Zombi Child: Find a New Place to Haunt, by Scott Nye

In probably the most overt instance of Bertrand Bonello shoving all his most interesting stuff to as late in the film as possible, it isn’t until the literal closing credits that we find out the film is based in part on a true story. If only it were the only one. Here is a film about voodoo, about people returning from the dead, about eating flesh, and much of the film just rather tediously (though not, to mine eyes, terribly exploitively) lingers on the day-to-day interactions in a girls’ boarding school.

Not just any boarding school, mind – this one was founded by Napoleon to teach the children of Legion of Honour recipients, the highest merit the French military bestows. Here we meet Fanny (Louise Labeque), the requisite “weird girl” in her unofficial sorority, who has recently befriended another “weird girl,” Melissa (Wislanda Louimat), who moved from Haiti following the earthquake of 2010, but who is best known to the other members of the group as someone who dances alone and without music. For some reason they think this is odd, even though it sounds pretty awesome. The film spends a good deal of time with the girls in class, where we learn such important lessons as France has a colonial history that lingers over them, and may yet one day return for them. And that pretty much maps out the trajectory of the movie, which is somehow more essayistic than Bonello’s similarly-insipid Nocturama, yet emerges with less fire in its belly.

Somewhere between Melissa reciting a poem about zombies and telling them her aunt is a voodoo priestess, and her staring Fanny dead in the eyes and declaring “I’m gonna eat you,” you can kind of figure out what’s up with that title. The flashbacks to the “true story” (a man really did claim to be a zombie, but from there, as you might imagine, interpretations vary) keep the audience at arms length, sort of hinting at the zombie-ness of it all without quite going for it; the spareness doesn’t go so far as to resist obvious extrapolation, but also doesn’t really build on what we can glean from it.

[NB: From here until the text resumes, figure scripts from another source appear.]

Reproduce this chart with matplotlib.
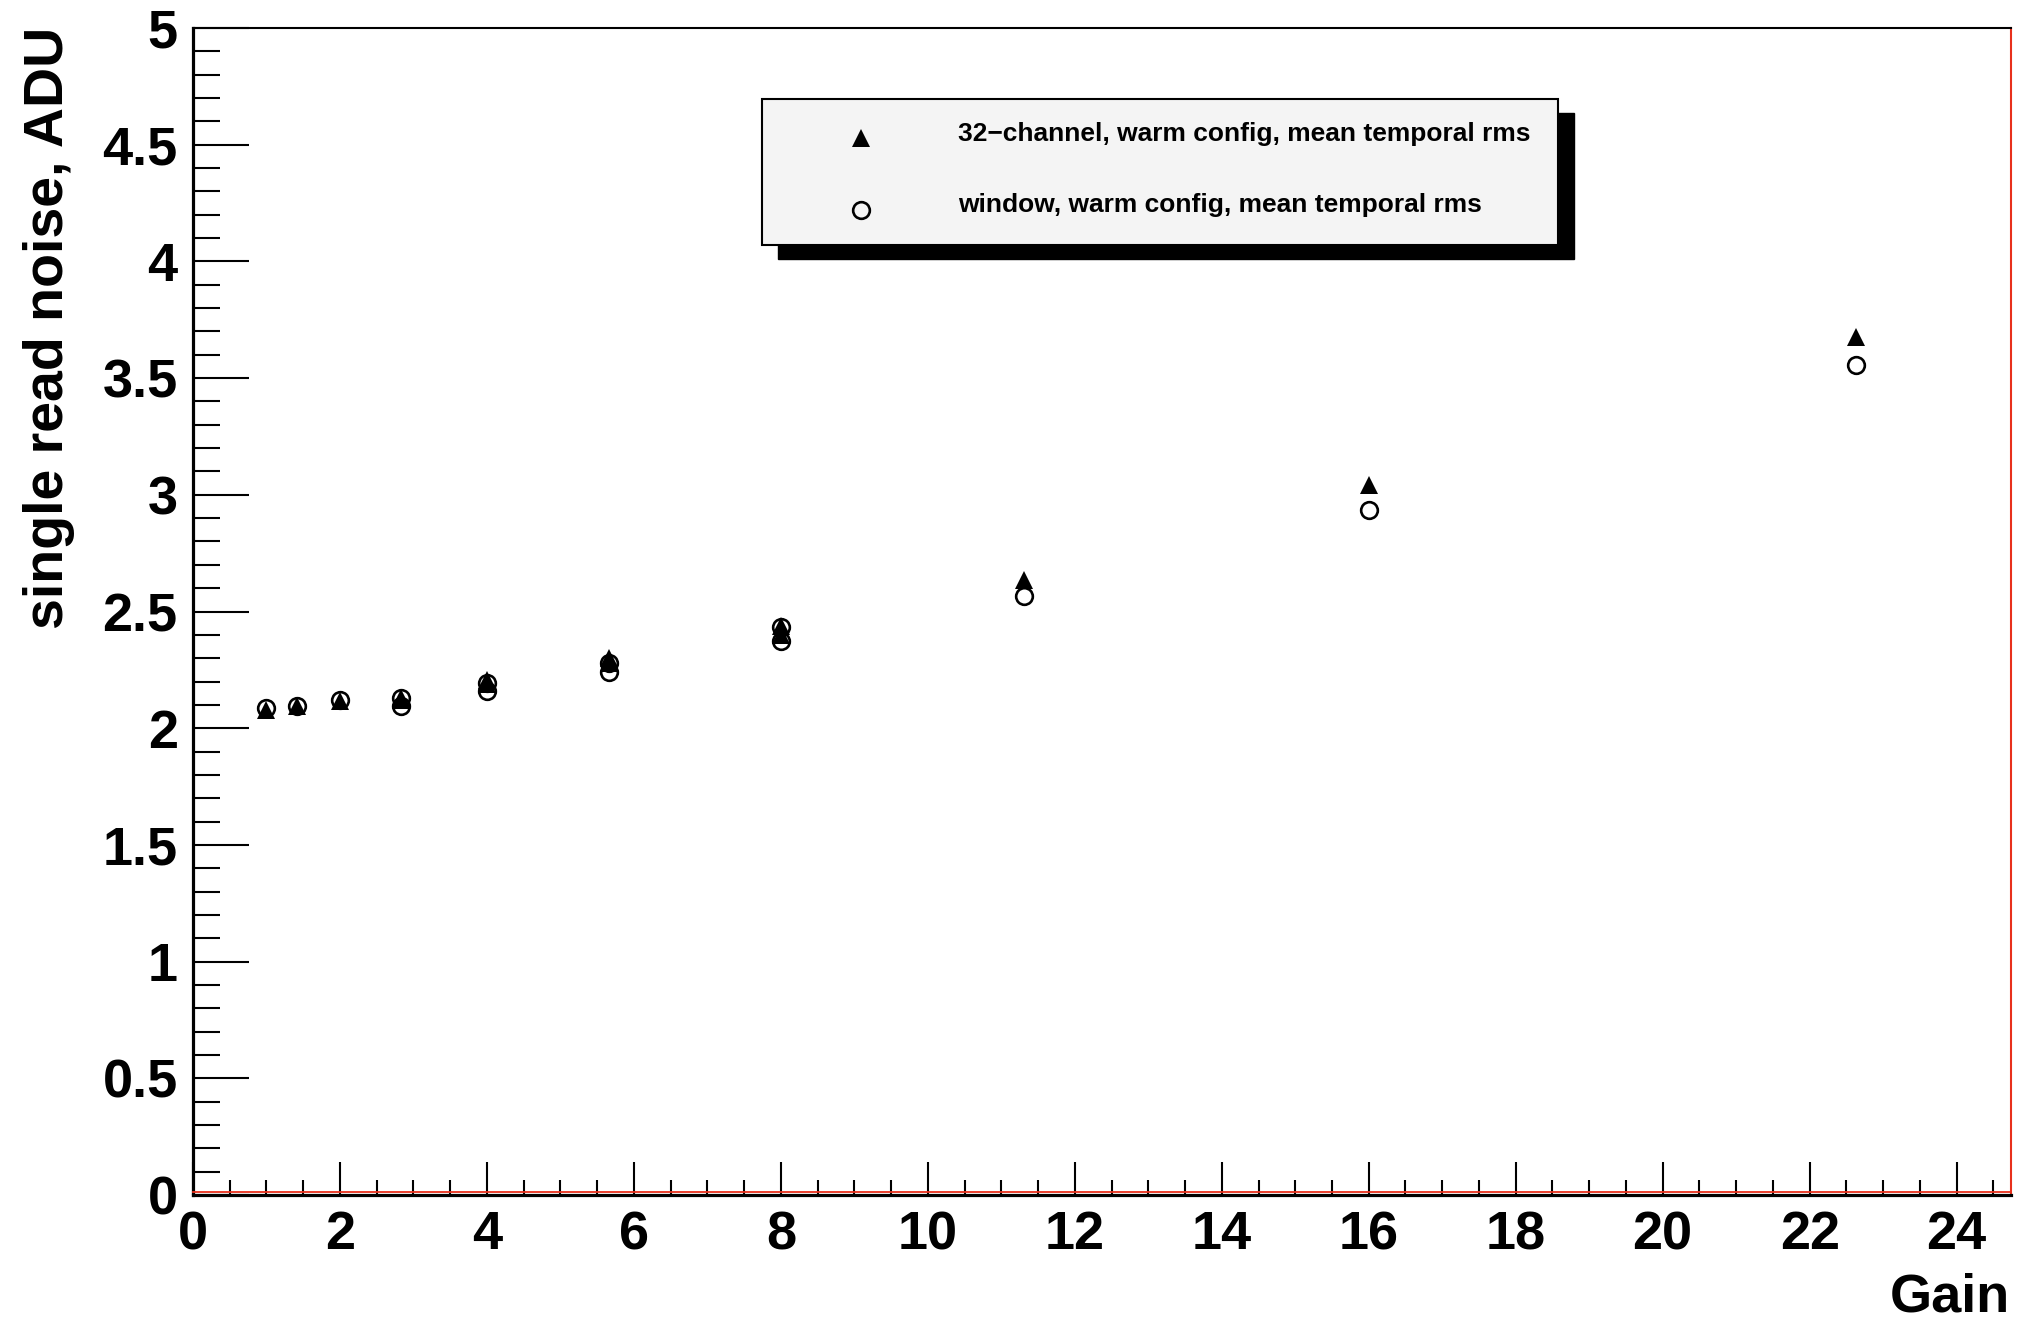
import matplotlib
matplotlib.use("Agg")
import matplotlib.pyplot as plt
from matplotlib.patches import Rectangle
from matplotlib.lines import Line2D
from matplotlib.ticker import MultipleLocator, FormatStrFormatter
import matplotlib.transforms as mtransforms

plt.rcParams["font.family"] = ["Liberation Sans", "DejaVu Sans"]
plt.rcParams["font.weight"] = "bold"

# Measured read noise vs. gain setting
gain_32ch = [1.0, 1.414, 2.0, 2.828, 2.828, 4.0, 4.0, 5.657, 5.657, 8.0, 8.0, 11.31, 16.0, 22.63]
noise_32ch = [2.08, 2.094, 2.115, 2.13, 2.12, 2.205, 2.19, 2.30, 2.28, 2.44, 2.40, 2.637, 3.04, 3.676]

gain_window = [1.0, 1.414, 2.0, 2.828, 2.828, 4.0, 4.0, 5.657, 5.657, 8.0, 8.0, 11.31, 16.0, 22.63]
noise_window = [2.087, 2.095, 2.12, 2.13, 2.095, 2.195, 2.16, 2.28, 2.24, 2.432, 2.374, 2.566, 2.933, 3.556]

label_32ch = "32\u2212channel, warm config, mean temporal rms"
label_window = "window, warm config, mean temporal rms"

W, H = 2019, 1321
fig = plt.figure(figsize=(W / 100, H / 100), dpi=100)
fig.patch.set_facecolor("white")


def fx(px):
    return px / W


def fy(py):
    return 1 - py / H


left, right, top, bottom = 193, 2011, 28, 1195
ax = fig.add_axes([fx(left), fy(bottom), fx(right) - fx(left), fy(top) - fy(bottom)])

tri_kw = dict(marker="^", ms=13, color="black", mew=0, ls="none")
circ_kw = dict(marker="o", ms=12, mfc="none", mec="black", mew=1.9, ls="none")

ax.plot(gain_window, noise_window, **circ_kw, zorder=3)
ax.plot(gain_32ch, noise_32ch, **tri_kw, zorder=4)

ax.set_xlim(0, 24.74)
ax.set_ylim(0, 5)

ax.xaxis.set_major_locator(MultipleLocator(2))
ax.xaxis.set_minor_locator(MultipleLocator(0.5))
ax.yaxis.set_major_locator(MultipleLocator(0.5))
ax.yaxis.set_minor_locator(MultipleLocator(0.1))
ax.yaxis.set_major_formatter(FormatStrFormatter("%g"))
ax.xaxis.set_major_formatter(FormatStrFormatter("%g"))

ax.tick_params(axis="x", which="major", direction="in", length=24, width=1.5,
               labelsize=39, pad=11, top=False)
ax.tick_params(axis="x", which="minor", direction="in", length=11, width=1.5, top=False)
ax.tick_params(axis="y", which="major", direction="in", length=40, width=1.5,
               labelsize=39, pad=11, right=False)
ax.tick_params(axis="y", which="minor", direction="in", length=19.5, width=1.5, right=False)
for lab in ax.get_xticklabels() + ax.get_yticklabels():
    lab.set_fontweight("bold")

for side in ("left", "bottom"):
    ax.spines[side].set_linewidth(2.3)
    ax.spines[side].set_color("black")
ax.spines["top"].set_linewidth(1.5)
ax.spines["top"].set_color("black")
ax.spines["right"].set_linewidth(1.5)
ax.spines["right"].set_color("#e8301c")

# thin red frame line just inside the bottom axis
offset = mtransforms.ScaledTranslation(0, 3 / 100, fig.dpi_scale_trans)
ax.add_line(Line2D([0, 1], [0, 0], transform=ax.transAxes + offset,
                   color="#e8301c", lw=1.3, zorder=5, clip_on=False))

# axis titles
fig.text(fx(2010), fy(1312), "Gain", ha="right", va="baseline",
         fontsize=39, fontweight="bold")
fig.text(fx(49), fy(27), "single read noise, ADU", rotation=90,
         ha="center", va="top", fontsize=40, fontweight="bold")

# legend box with drop shadow
bx0, by0, bx1, by1 = 762, 99, 1558, 245
sdx, sdy = 16, 14
fig.patches.append(Rectangle((fx(bx0 + sdx), fy(by1 + sdy)), fx(bx1) - fx(bx0),
                             fy(by0) - fy(by1), transform=fig.transFigure,
                             facecolor="black", edgecolor="black", zorder=10))
fig.patches.append(Rectangle((fx(bx0), fy(by1)), fx(bx1) - fx(bx0),
                             fy(by0) - fy(by1), transform=fig.transFigure,
                             facecolor="#f4f4f4", edgecolor="black", lw=1.5, zorder=11))

fig.add_artist(Line2D([fx(861)], [fy(138)], transform=fig.transFigure, zorder=12, **tri_kw))
fig.add_artist(Line2D([fx(861)], [fy(210)], transform=fig.transFigure, zorder=12, **circ_kw))
fig.text(fx(958), fy(134), label_32ch, ha="left", va="center",
         fontsize=19, fontweight="bold", zorder=12)
fig.text(fx(958), fy(205), label_window, ha="left", va="center",
         fontsize=19, fontweight="bold", zorder=12)

fig.savefig("out.png", dpi=100, facecolor="white")
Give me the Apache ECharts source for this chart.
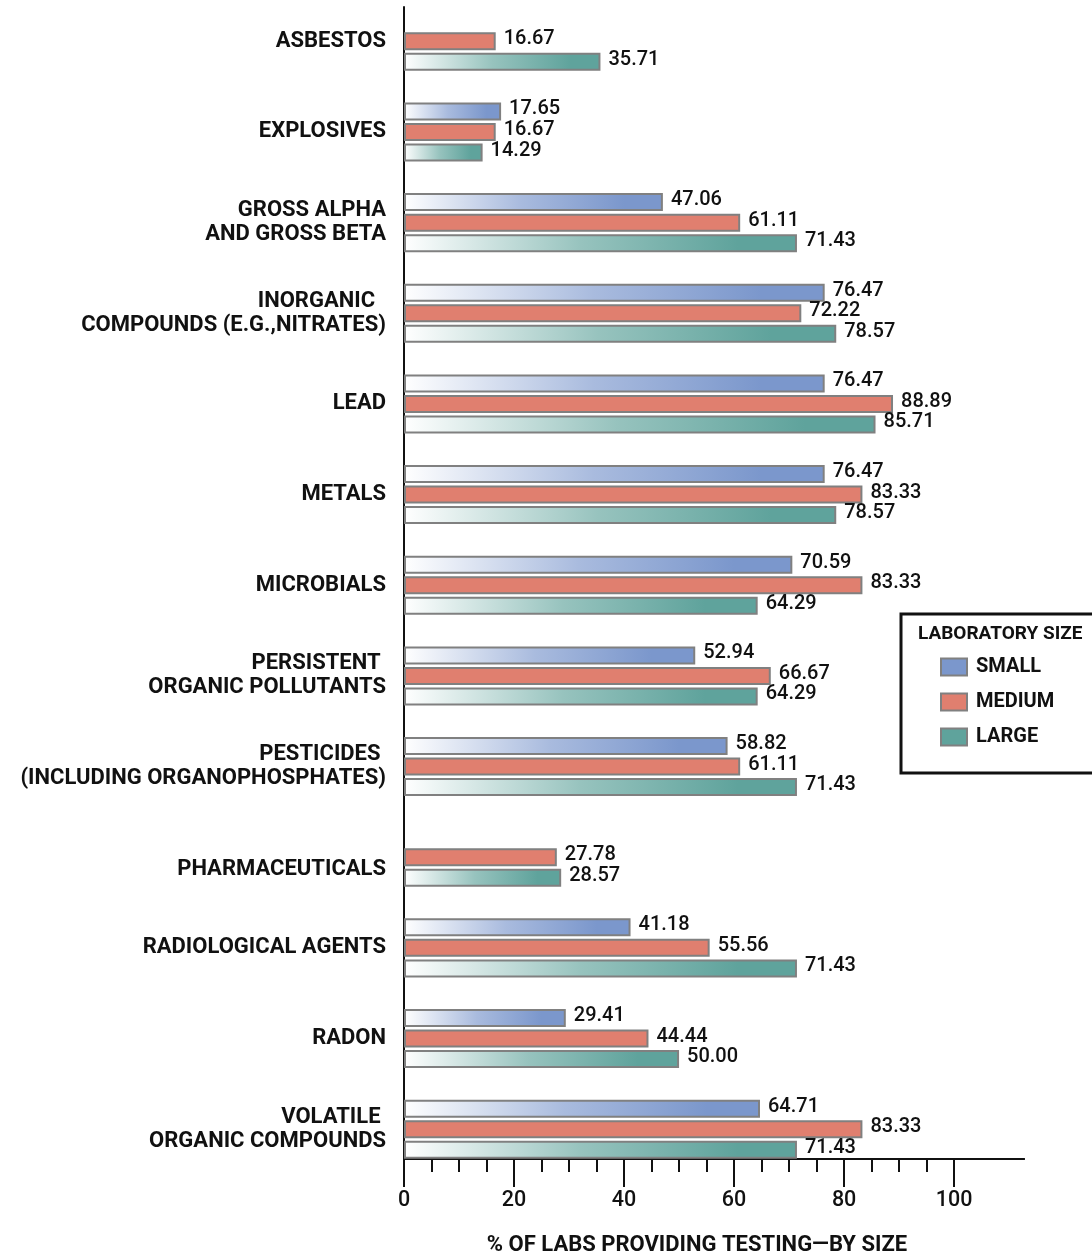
<!DOCTYPE html>
<html>
<head>
<meta charset="utf-8">
<style>html,body{margin:0;padding:0;background:#fff;}#chart{width:1092px;height:1255px;}</style>
<script src="https://cdn.jsdelivr.net/npm/echarts@6/dist/echarts.min.js"></script>
</head>
<body>
<div id="chart"></div>
<script>
const categories = [
  'ASBESTOS',
  'EXPLOSIVES',
  'GROSS ALPHA\nAND GROSS BETA',
  'INORGANIC  \nCOMPOUNDS (E.G.,NITRATES)',
  'LEAD',
  'METALS',
  'MICROBIALS',
  'PERSISTENT \nORGANIC POLLUTANTS',
  'PESTICIDES \n(INCLUDING ORGANOPHOSPHATES)',
  'PHARMACEUTICALS',
  'RADIOLOGICAL AGENTS',
  'RADON',
  'VOLATILE \nORGANIC COMPOUNDS'
];
const seriesNames = ['SMALL', 'MEDIUM', 'LARGE'];
const small  = [null, 17.65, 47.06, 76.47, 76.47, 76.47, 70.59, 52.94, 58.82, null, 41.18, 29.41, 64.71];
const medium = [16.67, 16.67, 61.11, 72.22, 88.89, 83.33, 83.33, 66.67, 61.11, 27.78, 55.56, 44.44, 83.33];
const large  = [35.71, 14.29, 71.43, 78.57, 85.71, 78.57, 64.29, 64.29, 71.43, 28.57, 71.43, 50.00, 71.43];
const minorTicks = [0,5,10,15,20,25,30,35,40,45,50,55,60,65,70,75,80,85,90,95,100];
const majorTicks = [0,20,40,60,80,100];
const legendTitle = 'LABORATORY SIZE';
const axisTitle = '% OF LABS PROVIDING TESTING\u2014BY SIZE';

const X_MAX = 112.7;
const BORDER = '#808080';
const C_SMALL = '#7b97cc', C_MED = '#e07f6f', C_LARGE = '#5fa39c';
const FONT = 'Roboto, "Liberation Sans", sans-serif';

function grad(mid, end) {
  return new echarts.graphic.LinearGradient(0, 0, 1, 0, [
    {offset: 0, color: '#ffffff'},
    {offset: 0.45, color: mid},
    {offset: 0.85, color: end},
    {offset: 1, color: end}
  ]);
}

const labelCfg = {
  show: true, position: 'right', distance: 8, offset: [0, -2],
  fontFamily: FONT, fontWeight: 500, fontSize: 20, color: '#111',
  formatter: p => (p.value == null ? '' : Number(p.value).toFixed(2))
};

const catTextStyle = {fontFamily: FONT, fontWeight: 'bold', fontSize: 22, color: '#111', lineHeight: 24};

const chart = echarts.init(document.getElementById('chart'), null, {renderer: 'canvas'});
chart.setOption({
  animation: false,
  backgroundColor: '#fff',
  title: {
    text: legendTitle, left: 918, top: 624, padding: 0,
    textStyle: {fontFamily: FONT, fontWeight: 'bold', fontSize: 19, color: '#111', lineHeight: 20}
  },
  legend: {
    orient: 'vertical', left: 901, top: 614,
    padding: [43, 90, 26, 39],
    borderColor: '#111', borderWidth: 3,
    itemWidth: 26, itemHeight: 17, itemGap: 15,
    icon: 'rect',
    textStyle: {fontFamily: FONT, fontWeight: 'bold', fontSize: 20, color: '#111', padding: [0, 0, 0, 4]},
    data: [
      {name: 'SMALL', itemStyle: {color: C_SMALL, borderColor: BORDER, borderWidth: 2}},
      {name: 'MEDIUM', itemStyle: {color: C_MED, borderColor: BORDER, borderWidth: 2}},
      {name: 'LARGE', itemStyle: {color: C_LARGE, borderColor: BORDER, borderWidth: 2}}
    ]
  },
  grid: [
    {left: 404, right: 68, top: -4, height: 1178.5, outerBoundsMode: 'none', containLabel: false},
    {left: 404, right: 68, top: 7, bottom: 96, outerBoundsMode: 'none', containLabel: false}
  ],
  xAxis: [
    {gridIndex: 0, type: 'value', min: 0, max: X_MAX, show: false},
    {gridIndex: 1, type: 'value', min: 0, max: X_MAX, position: 'bottom',
      axisLine: {show: true, onZero: false, lineStyle: {color: '#111', width: 2}},
      axisTick: {show: true, length: 13, lineStyle: {color: '#111', width: 2}, customValues: minorTicks},
      axisLabel: {show: false}, splitLine: {show: false}},
    {gridIndex: 1, type: 'value', min: 0, max: X_MAX, position: 'bottom',
      axisLine: {show: true, onZero: false, lineStyle: {color: '#111', width: 2}},
      axisTick: {show: true, length: 28, lineStyle: {color: '#111', width: 2}, customValues: majorTicks},
      axisLabel: {show: true, margin: 31, customValues: majorTicks,
        fontFamily: FONT, fontWeight: 500, fontSize: 21.5, color: '#111'},
      splitLine: {show: false},
      name: axisTitle, nameLocation: 'middle', nameGap: 75,
      nameTextStyle: {fontFamily: FONT, fontWeight: 'bold', fontSize: 22, color: '#111',
        padding: [0, 34, 0, 0]}}
  ],
  yAxis: [
    {gridIndex: 0, type: 'category', inverse: true, data: categories,
      axisLine: {show: false}, axisTick: {show: false},
      axisLabel: Object.assign({margin: 18,
        formatter: v => (v === 'PHARMACEUTICALS' ? '{p|' + v + '}' : v),
        rich: {p: Object.assign({}, catTextStyle, {padding: [24, 0, 0, 0]})}
      }, catTextStyle)},
    {gridIndex: 1, type: 'value', min: 0, max: 1,
      axisLine: {show: true, onZero: false, lineStyle: {color: '#111', width: 2}},
      axisTick: {show: false}, axisLabel: {show: false}, splitLine: {show: false}}
  ],
  series: [
    {name: seriesNames[0], type: 'bar', xAxisIndex: 0, yAxisIndex: 0, data: small,
      barWidth: 18, barGap: '14%',
      itemStyle: {color: grad('#a9bbde', C_SMALL), borderColor: BORDER, borderWidth: 2},
      label: labelCfg},
    {name: seriesNames[1], type: 'bar', xAxisIndex: 0, yAxisIndex: 0, data: medium,
      barWidth: 18, barGap: '14%',
      itemStyle: {color: C_MED, borderColor: BORDER, borderWidth: 2},
      label: labelCfg},
    {name: seriesNames[2], type: 'bar', xAxisIndex: 0, yAxisIndex: 0, data: large,
      barWidth: 18, barGap: '14%',
      itemStyle: {color: grad('#97c3be', C_LARGE), borderColor: BORDER, borderWidth: 2},
      label: labelCfg}
  ]
});
</script>
</body>
</html>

The film is more interested in the possible repercussions of this story, were it to be true, on European life, which is a very European thing to think about. Unfortunately, the marriage of horror movie tropes and an exploration of the refugee crisis is not, Atlantics aside, necessarily a surefire success, and Bonello doesn’t find much to concern himself with beyond it other than to note that, yeah, white people are going to try to take advantage of everything they’re presented with. This culminates in the film’s sole really good scene, which is admittedly really good, a full-on horror-show explosion of voodoo practices full of black eyes and strange body contortions and people speaking with unusual voices, and certainly horror nuts who flock to every half-baked homage to The Exorcist are well-advised to seek this one out on its late strengths alone, but Bonello’s decision to shove all this off to such a late stage felt like an unsuccessful gambit to situate us in the everyday and then turn that on its head. Voodoo stuff is always going to be crazy no matter when you deploy it, and if that is the aim, there has to be more to invest us in the everyday milieu. Fanny and her friends are simply dull, far more dull than most teenagers. As with Melissa, they are signifiers of a certain life experience, and the film is not intellectually stimulating enough to keep them there and call it a day.